Besonders die Figur des Jim Holden gefällt, der im Lauf der Staffel mit den ihm teils aufgezwungen Aufgaben zusehends wächst. Er wird zum Anführer der „Canterbury“-Überlebenden, der sich trotz seines anfänglich eigenmächtigen Handelns die Loyalität seiner Mannschaft nach und nach (wieder) verdient. Auf ihrer unfreiwilligen Odyssee versucht die Crew herauszufinden, welches Motiv hinter der Zerstörung der „Canterbury“ steckt. Die Spur führt sie auf die inzwischen heruntergekommene Raumstation „Eros“ und zu Julie Mao.

Auf „Ceres“ verfolgt der desillusionierte Ermittler Miller mit seinem jungen Kollegen Havelock derweil die Spur von Julie Mao. In klassischer Film-noir-Manier klappert er seine teils dubiosen Quellen ab, um Informationen zu enthalten, gern auch mit etwas Nachdruck. Dabei muss er am eigenen Leib erfahren, wie der Einfluss der gewaltbereiten OPA auf „Ceres“ wächst. Auch was er herausfindet, gefällt nicht jedem, sodass ihm der Fall entzogen wird. Seine eigenmächtigen Ermittlungen führen ihn ebenfalls nach „Eros“, wo er und die Überlebenden der „Canterbury“ zusammentreffen.

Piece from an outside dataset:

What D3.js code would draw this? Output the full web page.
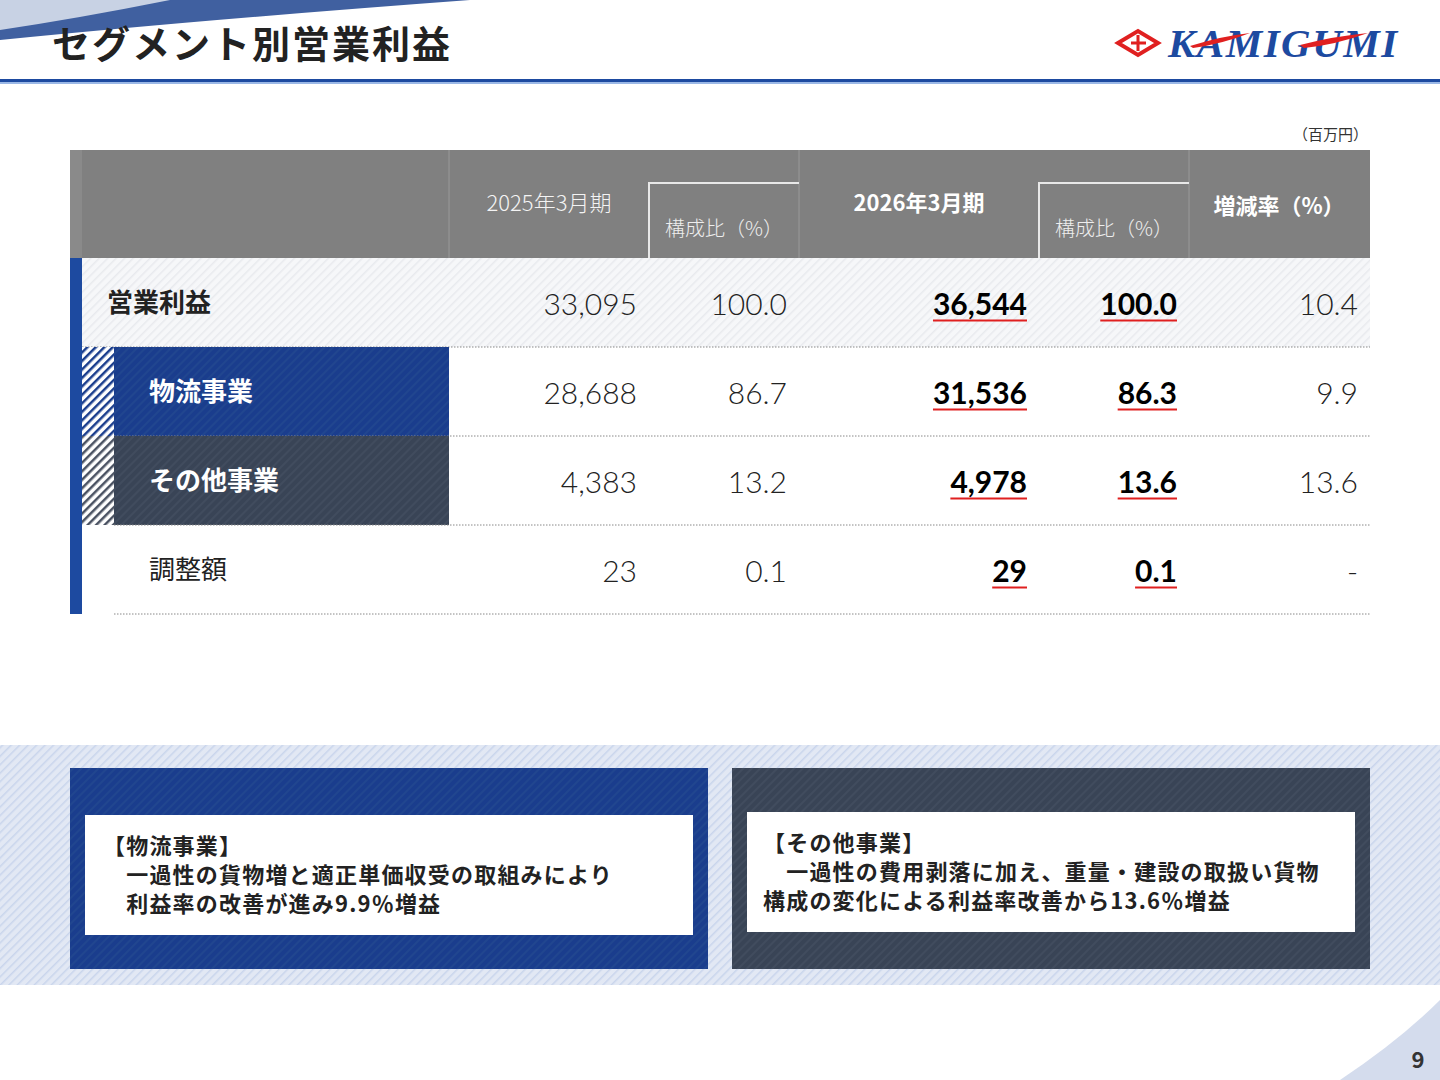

Parallel zu den beiden Haupthandlungssträngen werden auf der Erde noch die Vereinten Nationen in Person der Unterstaatssekretärin Chrisjen Avasarala (Shohreh Aghdashloo) aktiv, der natürlich die Anzeichen dieses sich zusammenbrauenden Sturms nicht entgangen sind.

Insgesamt hätte man einige Elemente sicherlich kürzen oder flotter inszenieren können. Da sich die Geschichte recht komplex entwickelt und die Hot Spots der Handlung sehr verteilt sind, sollte man unbedingt dranbleiben und sich keine langen Pausen zwischen den Episoden gönnen. Durch das Aufeinandertreffen von Miller und den „Canterbury“-Überlebenden in Episode 8 kommt tatsächlich merklich Zug ins Geschehen. Binge Watching ist also angeraten.

Die Abschlussfolgen 9 und 10 beenden den ersten Handlungsbogen, bringen aber ein gänzlich neues Element in die Serie ein, sodass diese erste Staffel tatsächlich so etwas wie ein längerer Prolog für eine viel größere Geschichte sein könnte.

Besetzungstechnisch hat man eine gute Mannschaft auf die Beine gestellt, die nicht von ganz großen Namen dominiert wird. Vor allem durch die Charakter-Entwicklungen gefallen die (auch weiblichen) Mannen um Jim Holden: Dominique Tipper war in „The Girl with All the Gifts“ und „Phantastische Tierwesen“ dabei, Wes Chatham in „Mockingjay“ und Cas Anvar in „Argo“ und „Diana“. Etwas zu kurz kommen Jay Hernández („Hostel“, „Suicide Squad“) als Millers Partner, der jedoch verletzt wird und früh wieder ausscheidet, und der wie immer großartige Jared Harris („Mad Men“, „Sherlock Holmes: Spiel im Schatten“).

Natürlich profitiert eine SF-Serie auch stets von den Spezialeffekten, die immer erschwinglicher werden und so auch im TV bemerkenswerte CGI-Aufnahmen liefern.

Trotz einiger Längen werden SF-Fans, die Wert auf komplexe Geschichten und Charakterentwicklungen legen, bestens bedient.